Old buildings with thick concrete often welcome interphones first; you fish one cable and you are done. Intercom retrofits can demand conduit, switch upgrades, and Wi-Fi mesh to reach every corner.

Audio Quality and Range

Interphones trade clarity for simplicity: the narrow-band circuit cuts bass and treble, yet the voice stays intelligible across a 50 m hallway. Distance beyond that introduces hum and crosstalk.

Intercoms digitize voice at 16 kHz or higher, then squash it with codecs that preserve sibilants and door-press tones. The same packet can cross fiber, bounce off a cloud server, and still sound crisp on a mobile app.

Noise Handling

Factory floors favor intercoms with active noise cancellation and automatic gain control. Interphones left near milling machines need the user to cover one ear and shout.

Scalability and Expansion

Grow from two to four rooms with interphones and you must buy another matched pair, then run a fresh homeline. Each new hop doubles hardware cost and cable clutter.

Add a fourth room to an intercom and you only buy one extra station, register it to the existing bus, and assign it a name in software. The cable plant already waits in the ceiling.

Cloud Portals

Modern intercoms let you drag-and-drop a new icon onto a floor plan, push the config, and the keypad lights up with the user’s name. Interphones have no portal; you unscrew the case and flip DIP switches instead.

Security and Access Control

Interphones stop at voice; they cannot memorize a PIN, scan a fingerprint, or release a mag-lock. You add those extras through separate relays and readers.

Intercoms bake relay outputs right into the board. One button press can pop a gate, trigger a camera preset, and log the event with a timestamp and user ID.

Mobile Integration

Receive a video call from the lobby intercom on your phone while you sit in a café, then buzz the courier in. An interphone would still be back at the office, blinking unanswered.

Cost Landscape

A pair of commercial-grade interphones costs less than a single PoE intercom station. The savings vanish when you count cable, power bricks, and the electrician’s second visit.
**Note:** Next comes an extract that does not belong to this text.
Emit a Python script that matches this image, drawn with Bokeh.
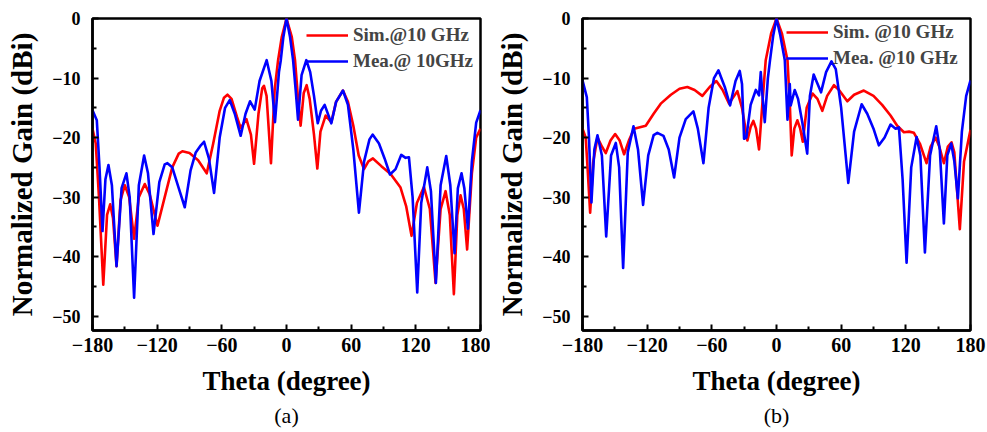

Intercom licenses, cloud storage, and touchscreen stations push the long-term bill higher, yet you buy only what you need, one keypad at a time. Spreading cost across years beats a big upfront box of interphones you may never expand.

Hidden Fees

Interphone users who later want door release pay for extra strike relays, separate power supplies, and another cable pull. Intercom owners toggle a checkbox and reuse the same PoE switch.

Maintenance and Longevity

Interphones rarely update; their firmware sits frozen in mask ROM. That stability feels safe until the day a power surge fries the only custom IC and the vendor no longer stocks spares.
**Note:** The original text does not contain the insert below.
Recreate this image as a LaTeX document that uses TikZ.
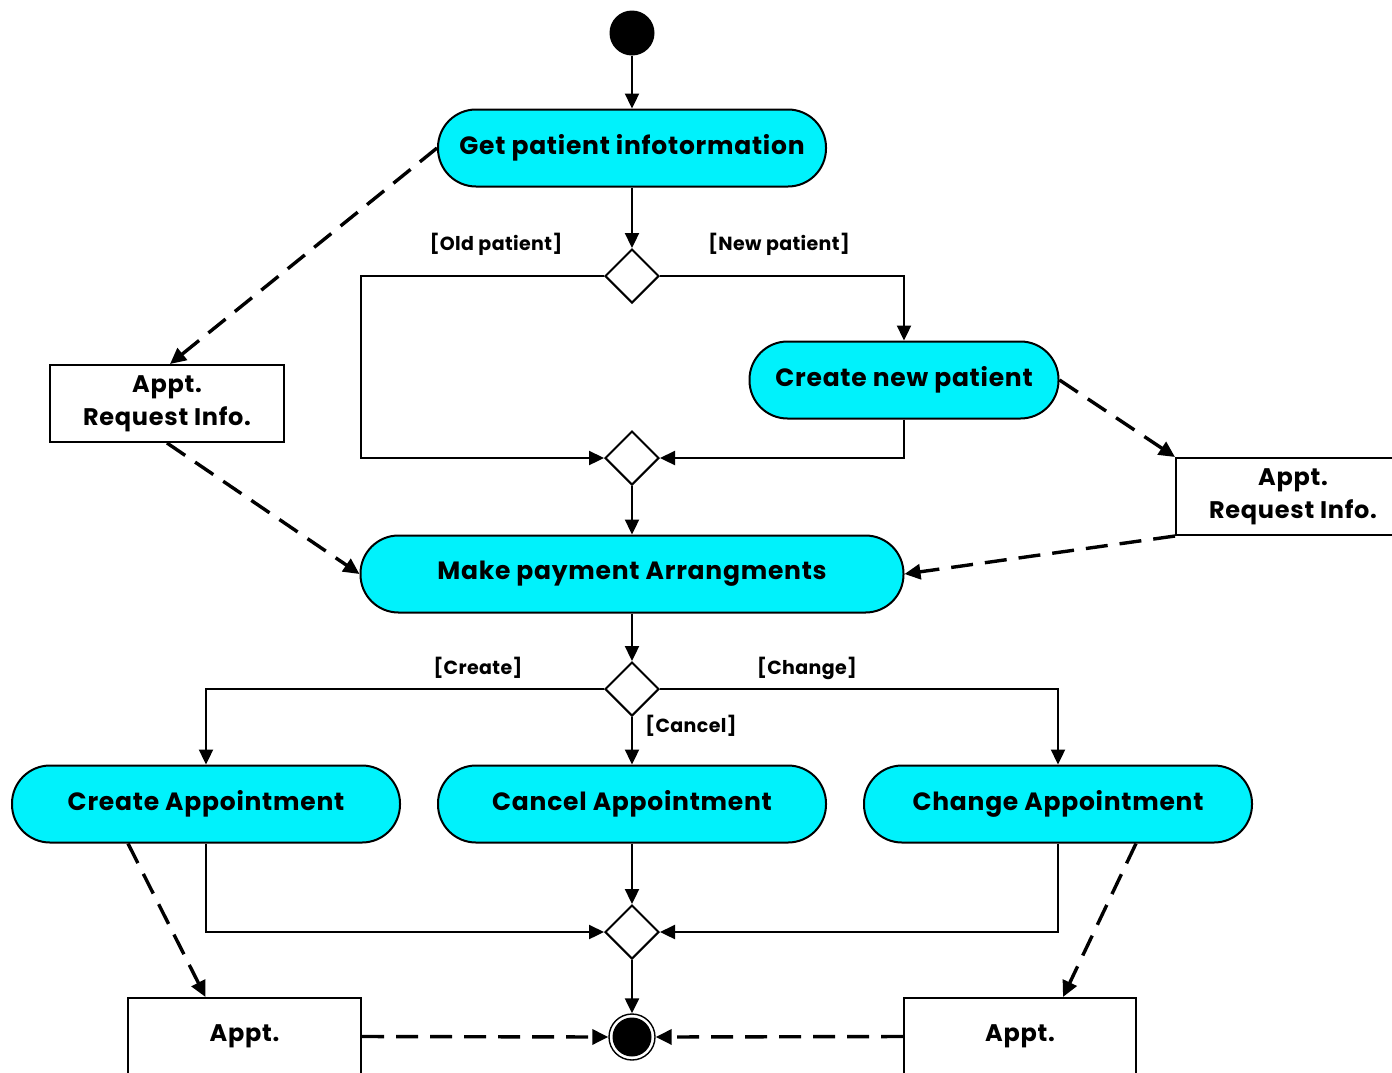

Intercoms auto-patch at 2 a.m., refresh TLS certificates, and warn you when a station’s microphone drifts out of spec. The same agility means you must keep VLANs, passwords, and firmware trails tidy or risk a rogue update.

Spare-Part Strategy

Keep one extra interphone handset on the shelf and you can swap it in five minutes. Intercom failures usually center on the touchscreen or relay board; stock those modules and the rest of the bus keeps talking.

Use-Case Snapshots

A mom-and-pop warehouse ships boxes between the loading dock and the packing table. Two interphones nailed to plywood solve the problem for a decade.
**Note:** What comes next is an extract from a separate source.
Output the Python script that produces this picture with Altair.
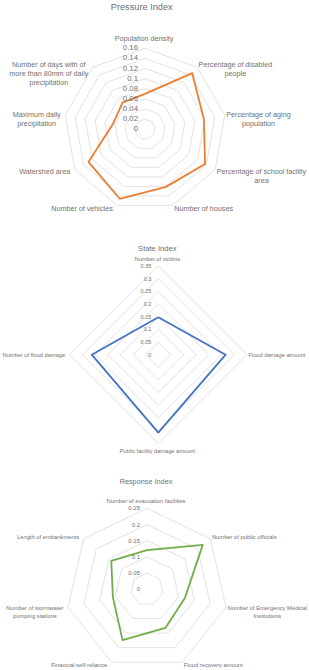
import math
import altair as alt
import pandas as pd

# ---------------- data ----------------
pressure_cats = [
    "Population density",
    "Percentage of disabled\npeople",
    "Percentage of aging\npopulation",
    "Percentage of school facility\narea",
    "Number of houses",
    "Number of vehicles",
    "Watershed area",
    "Maximum daily\nprecipitation",
    "Number of days with of\nmore than 80mm of daily\nprecipitation",
]
pressure_vals = [0.070, 0.145, 0.118, 0.137, 0.121, 0.146, 0.129, 0.064, 0.069]
pressure_ticks = ["0", "0.02", "0.04", "0.06", "0.08", "0.1", "0.12", "0.14", "0.16"]

state_cats = [
    "Number of victims",
    "Flood damage amount",
    "Public facility damage amount",
    "Number of flood damage",
]
state_vals = [0.148, 0.266, 0.308, 0.263]
state_ticks = ["0", "0.05", "0.1", "0.15", "0.2", "0.25", "0.3", "0.35"]

response_cats = [
    "Number of evacuation facilities",
    "Number of public officials",
    "Number of Emergency Medical\nInstitutions",
    "Flood recovery amount",
    "Financial self-reliance",
    "Number of stormwater\npumping stations",
    "Length of embankments",
]
response_vals = [0.121, 0.220, 0.120, 0.132, 0.174, 0.108, 0.141]
response_ticks = ["0", "0.05", "0.1", "0.15", "0.2", "0.25"]

# ---------------- styling / layout ----------------
W = 309
FONT = "Liberation Sans"
TXT = "#707070"
GRID = "#e2e2e2"

# Arial / Liberation Sans advance widths (per 1000 em) for label block centring
AW = {" ": 278, "-": 333, ".": 278, "(": 333, ")": 333}
AW.update({d: 556 for d in "0123456789"})
AW.update(dict(zip("ABCDEFGHIJKLMNOPQRSTUVWXYZ",
                   [667, 667, 722, 722, 667, 611, 778, 722, 278, 500, 667, 556, 833,
                    722, 778, 667, 778, 722, 667, 611, 722, 667, 944, 667, 667, 611])))
AW.update(dict(zip("abcdefghijklmnopqrstuvwxyz",
                   [556, 556, 500, 556, 556, 278, 556, 556, 222, 222, 500, 222, 833,
                    556, 556, 556, 556, 333, 500, 278, 556, 500, 722, 500, 500, 500])))


def text_width(s, fs):
    return sum(AW.get(ch, 556) for ch in s) * fs / 1000.0


def radar(cats, vals, ticks, color, title, H, cx, cy, R,
          fs_lab, fs_tick, fs_title, title_dx, title_y):
    n = len(cats)
    vmax = float(ticks[-1])
    xs = alt.Scale(domain=[-cx / R, (W - cx) / R], nice=False, zero=False)
    ys = alt.Scale(domain=[-(H - cy) / R, cy / R], nice=False, zero=False)
    X = lambda f: alt.X(f, type="quantitative", scale=xs, axis=None)
    Y = lambda f: alt.Y(f, type="quantitative", scale=ys, axis=None)
    ang = f"2*PI*datum.i/{n}"

    # grid rings
    levels = [float(t) for t in ticks[1:]]
    ring = pd.DataFrame([{"lvl": lv, "i": i} for lv in levels for i in range(n + 1)])
    rings = alt.Chart(ring).transform_calculate(
        x=f"datum.lvl/{vmax}*sin({ang})", y=f"datum.lvl/{vmax}*cos({ang})"
    ).mark_line(stroke=GRID, strokeWidth=1).encode(
        x=X("x"), y=Y("y"), detail="lvl:N", order="i:Q")

    # data polygon
    poly = pd.DataFrame({"i": list(range(n + 1)), "v": list(vals) + [vals[0]]})
    line = alt.Chart(poly).transform_calculate(
        x=f"datum.v/{vmax}*sin({ang})", y=f"datum.v/{vmax}*cos({ang})"
    ).mark_line(color=color, strokeWidth=1.8, strokeJoin="round").encode(
        x=X("x"), y=Y("y"), order="i:Q")

    # tick labels along the first axis
    tdf = pd.DataFrame({"t": ticks, "r": [float(t) / vmax for t in ticks]})
    tlab = alt.Chart(tdf).transform_calculate(x="0").mark_text(
        align="right", baseline="middle", dx=-7, fontSize=fs_tick, font=FONT, color=TXT
    ).encode(x=X("x:Q"), y=Y("r"), text="t:N")

    # category labels
    rows = []
    for k, c in enumerate(cats):
        th = 2 * math.pi * k / n
        s, co = math.sin(th), math.cos(th)
        wmax = max(text_width(l, fs_lab) for l in c.split("\n"))
        vx, vy = R * s, -R * co  # screen offsets of outer vertex from centre
        if abs(s) < 0.05:
            ox, oy = -1.0, (-1.3 * fs_lab if co > 0 else 1.3 * fs_lab)
        elif s > 0:
            ox, oy = 1.5 + wmax / 2, -co * 3.5
        else:
            ox, oy = -4.5 - wmax / 2, -co * 3.5
        rows.append({"lab": c, "x": (vx + ox) / R, "y": -(vy + oy) / R})
    ldf = pd.DataFrame(rows)
    clab = alt.Chart(ldf).mark_text(
        align="center", baseline="middle", lineBreak="\n", fontSize=fs_lab,
        lineHeight=fs_lab * 1.3, font=FONT, color=TXT
    ).encode(x=X("x"), y=Y("y"), text="lab:N")

    # title
    ttl = alt.Chart(pd.DataFrame({"t": [title]})).mark_text(
        align="center", baseline="middle", fontSize=fs_title, font=FONT, color=TXT
    ).encode(x=alt.value(cx + title_dx), y=alt.value(title_y), text="t:N")

    return alt.layer(rings, line, tlab, clab, ttl).properties(width=W, height=H)


p1 = radar(pressure_cats, pressure_vals, pressure_ticks, "#ED7D31", "Pressure Index",
           H=225, cx=145, cy=129.3, R=81, fs_lab=7.2, fs_tick=7.8, fs_title=9.2,
           title_dx=-3.3, title_y=7.3)
p2 = radar(state_cats, state_vals, state_ticks, "#4472C4", "State Index",
           H=225, cx=158.3, cy=129.7, R=88.6, fs_lab=5.7, fs_tick=5.5, fs_title=7.6,
           title_dx=-1, title_y=24)
p3 = radar(response_cats, response_vals, response_ticks, "#70AD47", "Response Index",
           H=220, cx=147, cy=139.3, R=81, fs_lab=5.8, fs_tick=6.0, fs_title=7.3,
           title_dx=-1, title_y=32)

chart = alt.vconcat(p1, p2, p3, spacing=0, bounds="flush").properties(
    padding=0, background="white"
).configure_view(stroke=None)

chart.save("out.html", embed_options={"renderer": "svg", "actions": False})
A co-working space with rotating tenants needs visitor management, keypad PINs, and after-hours video logs. Only an intercom ecosystem can re-label suites every month without rewiring.

Mixed-Facility Hack

Some sites plant an interphone between the stockroom and the forklift charging bay for bulletproof reliability, then tie the front door into an intercom so remote staff can buzz guests. Each tool covers its own weakest link.

Decision Checklist

List every location that must talk back. If the count stops at two, price out an interphone pair plus the cost of future door relays. If the list keeps growing or you already foresee video, jump straight to an intercom bus.

Check your cable paths. A single spare CAT6 run tilts the math toward PoE intercoms. If only 18-gauge speaker wire exists, interphones win the day.

Future-Proofing Rule

Buy the system that solves tomorrow’s problem, not today’s bargain. An interphone saved you $200 yesterday; an intercom saves you $2,000 when you avoid rewiring next year.